Chjan C. Lim

Professor of Mathematical Science at Rensselaer Polytechnic Institute

My recent work on Network Science in collaboration with SCNARC at RPI funded by the ARL have focussed on social and mathematical questions on Tipping Fractions of Minority Opinion in Social Influencing: (1) Robustness wrt local rules in multi-agents models and smallness (5 - 10%) of tipping fractions, (2) Scalability of tipping points to large networks and different topologies including scale-free and small world, (3) Rigorous methods for calculating mean times to agreement (synchronization rates) and their fluctuations (Martingale estimates for variance of consensus times), (4) Diffusion (SDE) models for social influencing based on Dynkin formula and the relationship between SDE and semielliptic PDEs with Dirichlet BC.

Our recent papers below and in my cv have received some public attention such as from Freakonomics.com and the Atlantic Monthly - for a large sample of websites linking to these results and papers, please type in GOOGLE: Chjan Lim, Tipping Point or click here for a description of our research group.

[1] J. Xie, S. Sreenivasan, G. Korniss, W. Zhang, C. Lim, and B.K. Szymanski, "Social consensus through the influence of committed minorities", Physical Review E 84, 011130 (2011).

[2] W. Zhang, C. Lim, S. Sreenivasan, J. Xie, B.K. Szymanski, and G. Korniss, "Social Influencing and Associated Random Walk Models: Asymptotic Consensus Times on the Complete Graph", Chaos 21, 025115 (2011).

[3] C. Lim, and W. Zhang, "Noisy Naming Games, Partial Synchonization and Coarse Graining", IEEE NSW Proc.
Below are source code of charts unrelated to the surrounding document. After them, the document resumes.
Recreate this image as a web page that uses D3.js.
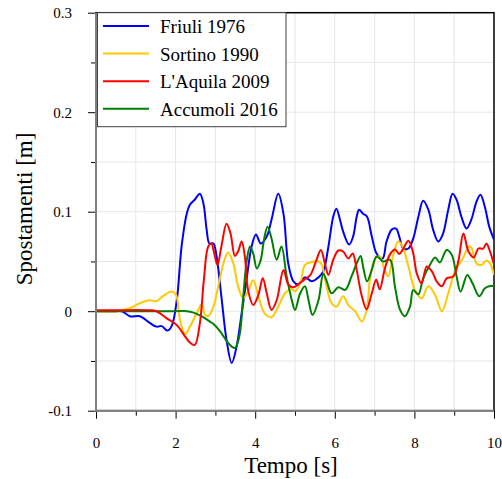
<!DOCTYPE html>
<html>
<head>
<meta charset="utf-8">
<script src="https://cdn.jsdelivr.net/npm/d3@7"></script>
<style>
  body { margin: 0; background: #fff; }
  svg { display: block; }
  svg text { font-family: "Liberation Serif", "Times New Roman", serif; }
</style>
</head>
<body>
<svg id="chart" width="502" height="479"></svg>
<script>
// tick labels
let xTicks = [0, 2, 4, 6, 8, 10];
let xMinor = [1, 3, 5, 7, 9];
let yTicks = [-0.1, 0, 0.1, 0.2, 0.3];
let yMinor = [-0.05, 0.05, 0.15, 0.25];

let seriesNames = ['Friuli 1976', 'Sortino 1990', "L'Aquila 2009", 'Accumoli 2016'];

// Friuli 1976
let friuliT = [0, 0.5, 0.65, 0.85, 1.1, 1.36, 1.52, 1.65, 1.79, 1.9, 2.03, 2.15, 2.28, 2.36, 2.48, 2.61, 2.7, 2.78, 2.85, 2.95,
  3.03, 3.15, 3.28, 3.41, 3.53, 3.66, 3.78, 3.91, 4.02, 4.14, 4.29, 4.41, 4.58, 4.71, 4.83, 4.96, 5.08, 5.25, 5.42, 5.59,
  5.71, 5.84, 5.96, 6.04, 6.13, 6.21, 6.36, 6.46, 6.55, 6.61, 6.71, 6.81, 6.93, 7.05, 7.2, 7.3, 7.43, 7.54, 7.62, 7.72,
  7.85, 7.97, 8.1, 8.22, 8.35, 8.47, 8.6, 8.72, 8.85, 8.96, 9.06, 9.18, 9.31, 9.43, 9.56, 9.66, 9.77, 9.88, 10];
let friuliV = [0, 0, 0, -0.005, -0.005, -0.012, -0.0155, -0.015, -0.0195, -0.015, 0.011, 0.065, 0.098, 0.107, 0.112, 0.118, 0.108, 0.082, 0.068, 0.068,
  0.055, 0.015, -0.029, -0.052, -0.036, -0.002, 0.031, 0.065, 0.077, 0.068, 0.075, 0.092, 0.118, 0.098, 0.048, 0.030, 0.027, 0.034, 0.030, 0.034,
  0.040, 0.065, 0.095, 0.103, 0.092, 0.080, 0.067, 0.075, 0.095, 0.102, 0.098, 0.095, 0.075, 0.058, 0.053, 0.070, 0.082, 0.083, 0.075, 0.063,
  0.063, 0.073, 0.095, 0.111, 0.102, 0.082, 0.070, 0.078, 0.102, 0.118, 0.112, 0.095, 0.083, 0.092, 0.110, 0.117, 0.105, 0.085, 0.072];

// Sortino 1990
let sortinoT = [0, 0.5, 0.85, 1.1, 1.36, 1.52, 1.69, 1.9, 2.01, 2.11, 2.24, 2.36, 2.53, 2.66, 2.74, 2.82, 2.95, 3.07, 3.2, 3.32,
  3.45, 3.57, 3.7, 3.82, 3.95, 4.08, 4.25, 4.41, 4.58, 4.75, 4.92, 5.0, 5.13, 5.25, 5.38, 5.59, 5.67, 5.79, 5.92, 6.04,
  6.21, 6.34, 6.51, 6.68, 6.8, 6.88, 7.0, 7.13, 7.25, 7.34, 7.46, 7.59, 7.68, 7.85, 8.01, 8.18, 8.35, 8.52, 8.69, 8.85,
  9.03, 9.2, 9.37, 9.43, 9.56, 9.68, 9.81, 9.9, 10];
let sortinoV = [0, 0, 0.003, 0.008, 0.011, 0.010, 0.0154, 0.0197, 0.0164, -0.0087, -0.0228, -0.0155, -0.002, 0.0073, -0.0037, -0.005, 0.0046, 0.0247, 0.048, 0.059,
  0.048, 0.025, 0.013, 0.02, 0.031, 0.0147, -0.003, -0.006, 0.0046, 0.018, 0.022, 0.020, 0.028, 0.0465, 0.049, 0.05, 0.047, 0.025, 0.008, 0.0046,
  0.015, 0.006, 0, -0.0104, 0.0013, 0.031, 0.0516, 0.055, 0.0415, 0.035, 0.055, 0.07, 0.0667, 0.045, 0.0214, 0.013, 0.025, 0.0164, 0, 0.018,
  0.0415, 0.0516, 0.065, 0.064, 0.048, 0.0465, 0.051, 0.048, 0.0365];

// L'Aquila 2009
let aquilaT = [0, 0.5, 1.27, 1.52, 1.77, 2.03, 2.24, 2.36, 2.48, 2.61, 2.71, 2.82, 2.9, 2.96, 3.05, 3.15, 3.28, 3.38, 3.49, 3.57,
  3.66, 3.74, 3.82, 3.95, 4.08, 4.19, 4.29, 4.41, 4.54, 4.71, 4.83, 4.96, 5.08, 5.21, 5.38, 5.54, 5.65, 5.75, 5.84, 5.96,
  6.09, 6.21, 6.34, 6.45, 6.55, 6.68, 6.8, 6.93, 7.04, 7.13, 7.25, 7.38, 7.51, 7.62, 7.72, 7.85, 7.96, 8.06, 8.18, 8.31,
  8.44, 8.56, 8.69, 8.81, 8.98, 9.11, 9.23, 9.36, 9.49, 9.61, 9.73, 9.81, 9.9, 10];
let aquilaV = [0.001, 0.001, 0.001, 0, -0.007, -0.014, -0.0255, -0.0315, -0.034, -0.012, 0.0315, 0.065, 0.068, 0.06, 0.0465, 0.065, 0.088, 0.078, 0.0556, 0.06,
  0.07, 0.055, 0.0214, 0.0063, 0.0164, 0.033, 0.018, 0.0013, 0.011, 0.0415, 0.027, 0.024, 0.027, 0.031, 0.036, 0.0516, 0.0616, 0.048, 0.0365, 0.0516,
  0.061, 0.06, 0.053, 0.058, 0.0415, 0.015, 0.002, 0.018, 0.0315, 0.022, 0.0415, 0.0566, 0.062, 0.0576, 0.063, 0.0707, 0.06, 0.038, 0.028, 0.045,
  0.04, 0.03, 0.025, 0.033, 0.035, 0.0516, 0.078, 0.06, 0.054, 0.063, 0.063, 0.068, 0.06, 0.047];

// Accumoli 2016
let accumoliT = [0, 1, 2, 2.28, 2.45, 2.65, 2.86, 2.98, 3.15, 3.32, 3.49, 3.6, 3.7, 3.79, 3.87, 3.95, 4.04, 4.14, 4.22, 4.31,
  4.41, 4.54, 4.66, 4.79, 4.92, 5.0, 5.13, 5.25, 5.34, 5.44, 5.59, 5.71, 5.79, 5.92, 6.09, 6.26, 6.42, 6.55, 6.65, 6.71,
  6.81, 6.93, 7.05, 7.22, 7.39, 7.51, 7.64, 7.76, 7.89, 7.97, 8.1, 8.22, 8.39, 8.52, 8.64, 8.81, 8.94, 9.06, 9.16, 9.33,
  9.46, 9.63, 9.77, 9.9, 10];
let accumoliV = [0, 0, 0, 0, -0.0014, -0.005, -0.0104, -0.0138, -0.022, -0.032, -0.037, -0.0255, 0.015, 0.0516, 0.065, 0.058, 0.043, 0.0516, 0.0716, 0.085,
  0.073, 0.0516, 0.065, 0.035, 0.011, 0.0013, 0.018, 0.025, 0.011, -0.0037, 0.011, 0.0375, 0.031, 0.018, 0.024, 0.0214, 0.035, 0.048, 0.0556, 0.045,
  0.030, 0.0415, 0.055, 0.05, 0.0516, 0.025, 0.0013, -0.005, 0.0046, 0.0214, 0.017, 0.033, 0.0465, 0.054, 0.049, 0.0616, 0.0566, 0.035, 0.0197, 0.0365,
  0.028, 0.015, 0.023, 0.0254, 0.025];

let colours = ['#0000ff', '#ffc800', '#ff0000', '#008000'];
let serif = '"Liberation Serif", "Times New Roman", serif';

let svg = d3.select('#chart');
let plotL = 96, plotR = 494, plotT = 12.7, plotB = 410.7;

let x = d3.scaleLinear().domain([0, 10]).range([plotL, plotR]);
let y = d3.scaleLinear().domain([-0.1, 0.3]).range([plotB, plotT]);

// grid
let grid = svg.append('g').attr('stroke', '#e6e6e6').attr('stroke-width', 1);
grid.selectAll('.gx').data(d3.range(1, 10)).enter().append('line')
  .attr('x1', d => x(d)).attr('x2', d => x(d)).attr('y1', plotT).attr('y2', plotB);
grid.selectAll('.gy').data(yTicks.concat(yMinor).filter(d => d > -0.1 && d < 0.3)).enter().append('line')
  .attr('y1', d => y(d)).attr('y2', d => y(d)).attr('x1', plotL).attr('x2', plotR);

// frame (top / right black)
svg.append('rect').attr('x', plotL).attr('y', plotT).attr('width', plotR - plotL).attr('height', plotB - plotT)
  .attr('fill', 'none').attr('stroke', '#000').attr('stroke-width', 1.5);

// lines
svg.append('clipPath').attr('id', 'clip').append('rect')
  .attr('x', plotL).attr('y', plotT).attr('width', plotR - plotL).attr('height', plotB - plotT);

let series = [
  {name: seriesNames[0], t: friuliT, v: friuliV, c: colours[0]},
  {name: seriesNames[1], t: sortinoT, v: sortinoV, c: colours[1]},
  {name: seriesNames[3], t: accumoliT, v: accumoliV, c: colours[3]},
  {name: seriesNames[2], t: aquilaT, v: aquilaV, c: colours[2]}
];

let line = d3.line()
  .x(d => x(d[0]))
  .y(d => y(d[1]))
  .curve(d3.curveCatmullRom.alpha(0.5));

svg.append('g').attr('clip-path', 'url(#clip)')
  .selectAll('path').data(series).enter().append('path')
  .attr('d', s => line(d3.zip(s.t, s.v)))
  .attr('fill', 'none')
  .attr('stroke', s => s.c)
  .attr('stroke-width', 2)
  .attr('stroke-linejoin', 'round');

// axes
let fmt = d => d === 0 ? '0' : String(d);

svg.append('g').attr('transform', 'translate(' + plotL + ',0)')
  .call(d3.axisLeft(y).tickValues(yTicks).tickSize(8).tickPadding(16).tickFormat(fmt));
svg.append('g').attr('transform', 'translate(' + plotL + ',0)')
  .call(d3.axisLeft(y).tickValues(yMinor).tickSize(5).tickFormat(''));

svg.append('g').attr('transform', 'translate(0,' + plotB + ')')
  .call(d3.axisBottom(x).tickValues(xTicks).tickSize(8).tickPadding(19).tickFormat(fmt));
svg.append('g').attr('transform', 'translate(0,' + plotB + ')')
  .call(d3.axisBottom(x).tickValues(xMinor).tickSize(5).tickFormat(''));

svg.selectAll('.domain').remove();
svg.selectAll('.tick line').attr('stroke', '#000').attr('stroke-width', 1);
svg.selectAll('.tick text').attr('font-family', serif).attr('font-size', 15).attr('fill', '#000');

// gray left / bottom axis lines
svg.append('line').attr('x1', plotL).attr('x2', plotL).attr('y1', plotT).attr('y2', plotB + 1)
  .attr('stroke', '#808080').attr('stroke-width', 2);
svg.append('line').attr('x1', plotL - 1).attr('x2', plotR).attr('y1', plotB).attr('y2', plotB)
  .attr('stroke', '#808080').attr('stroke-width', 2);

// axis titles
svg.append('text').attr('x', 291).attr('y', 473).attr('text-anchor', 'middle')
  .attr('font-family', serif).attr('font-size', 23).text('Tempo [s]');
svg.append('text').attr('transform', 'translate(32,209) rotate(-90)').attr('text-anchor', 'middle')
  .attr('font-family', serif).attr('font-size', 23).text('Spostamenti [m]');

// legend
let legend = svg.append('g');
legend.append('rect').attr('x', 97.5).attr('y', 12.7).attr('width', 188.5).attr('height', 114)
  .attr('fill', '#fff').attr('stroke', '#404040').attr('stroke-width', 1);
let ly = d3.scalePoint().domain(seriesNames).range([26, 108.7]);
let items = legend.selectAll('.item').data(seriesNames).enter().append('g');
items.append('line').attr('x1', 103).attr('x2', 149)
  .attr('y1', d => ly(d)).attr('y2', d => ly(d))
  .attr('stroke', (d, i) => colours[i]).attr('stroke-width', 2);
items.append('text').attr('x', 160).attr('y', d => ly(d) + 7)
  .attr('font-family', serif).attr('font-size', 19).text(d => d);
</script>
</body>
</html>
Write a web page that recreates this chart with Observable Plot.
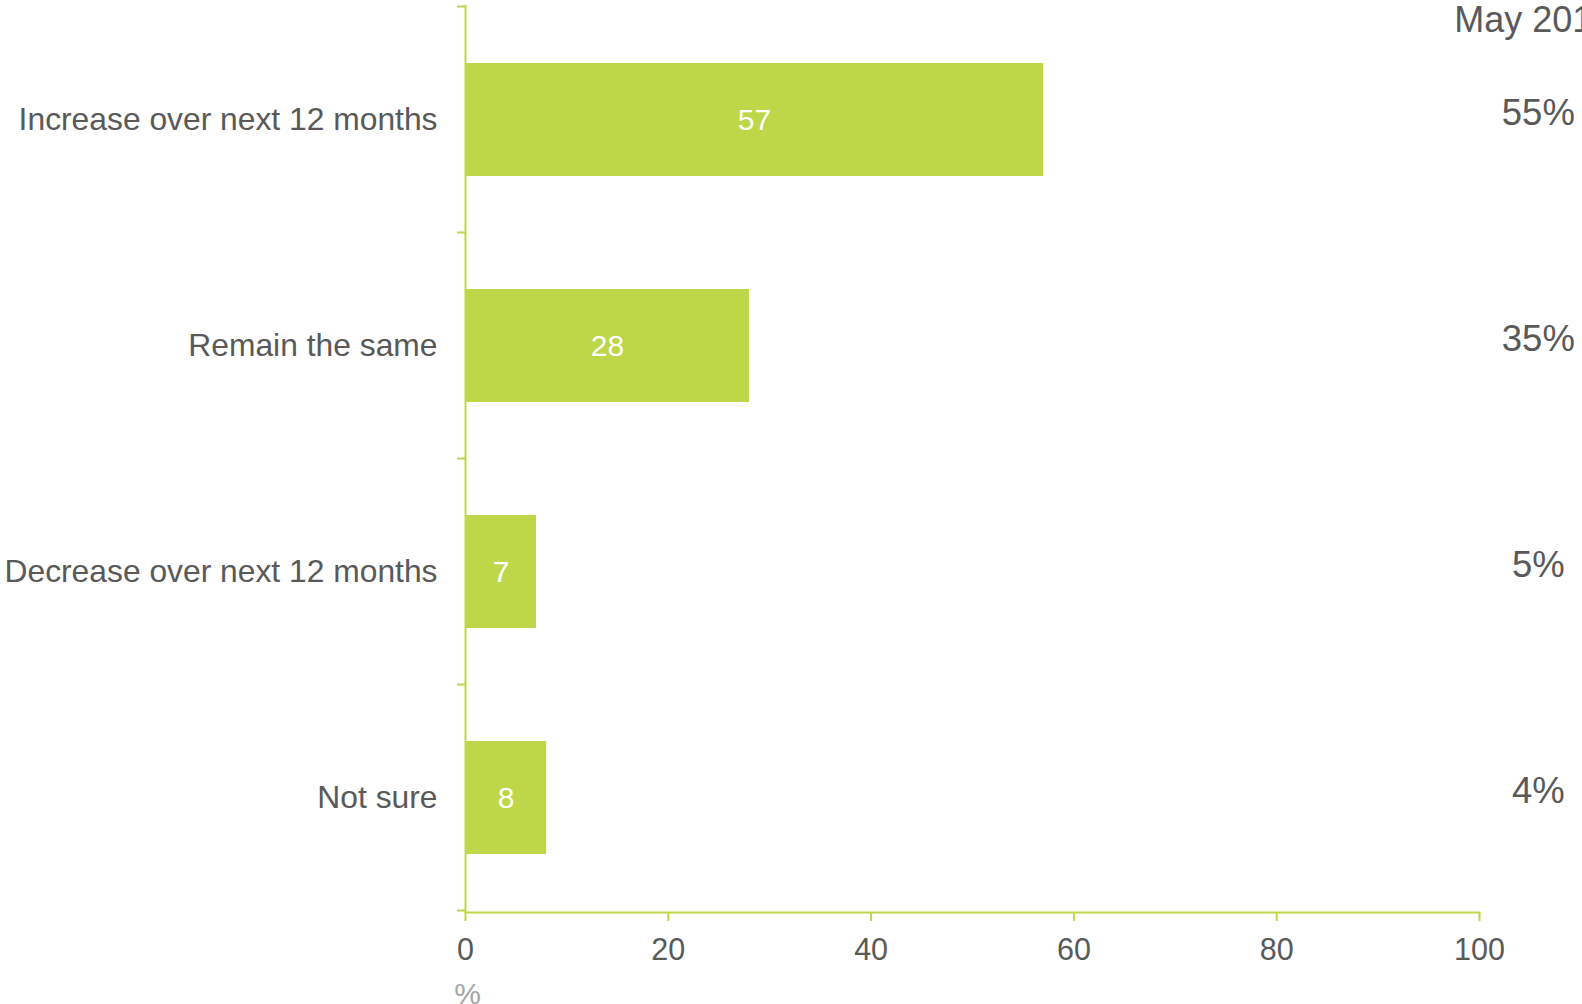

West Point, NY, 25-29, DOI:10.1109/NSW.2011.6004654 (2011).

[4] Weituo Zhang, Chjan C. Lim, Noise in Naming Games, partial synchronization and community detection in social networks arXiv:1008.4115, 2010.

(I) Anomalous Expansion and Negative Specific Heat in quasi-2D trapped vortex filament bundles - this was discovered by Tim Andersen and Chjan Lim and applied to a large class of problems where wriggly vortex lines play dominant roles such as Electron Magneto-Hydrodynamics (EMH), London's theory of superconductivity and Plasma Physics. The original negative specific heat was discovered in gravo-thermal collapse of star clusters (cf. Lynden-Bell etal) where a sufficiently dense gravitational core transfers energy to a halo and increases in temperature (the halo gains energy but cools), leading to a run-away process. A similar process in vortex line bundles was found first by Path-Integral MC simulations and later confirmed by an elegant series of mean field and steepest descent calculations based squarely on applications of Kac's SPHERICAL CONSTRAINT (cf. preprints/papers by Andersen and Lim 2005 - ). Important scientific and technological consequences of these discoveries by the PI and co-workers will be discussed in a series of papers, talks and funding seminars, including applications to super-confinement of plasmas in EMH and other MHD systems considered to be significant for thermonuclear fusion.

(II) Orientation asymmetry from planetary spin is introduced naturally in a unified statistical mechanics for the Barotropic Vorticity Equation and the Shallow Water Equations on a rotating sphere and used to predict the phase transitions to super-rotating solid-body flows at high energy to enstrophy ratios, and the non-symmetrical phase transitions to antirotating solid-body flows when the planetary spin is large. This new statistical mechanics uses a canonical path-integral where the action is given by the Lagrangian L of the BVE model and microcanonical constraint on circulation and enstrophy. L = H + AM where H is the Hamiltonian that is conserved even over nontrivial topography and AM is the fluid's angular momentum that is not conserved except over trivial topography by the BVE. The analogy and connections are made clear in the following article which gives an exact non-mean field solution using Kac's spherical model method to the problem of the inverse cascade of energy to large scales while angular momentum is exchanged with a massive spinning sphere in a quasi-2d atmospheric flow. Several papers discuss further the significant results obtained by Xueru Ding and Chjan Lim using Monte-Carlo methods, including applications to Venusian and Titan super-rotation and the enigma of the absence of sub-rotating atmospheres amongst slowly-rotating terrestrial planets and to the cyclonic-anticyclonic debate around the large coherent spots on the Gas Giants - see Physica A 2007, Physics Fluids 2008.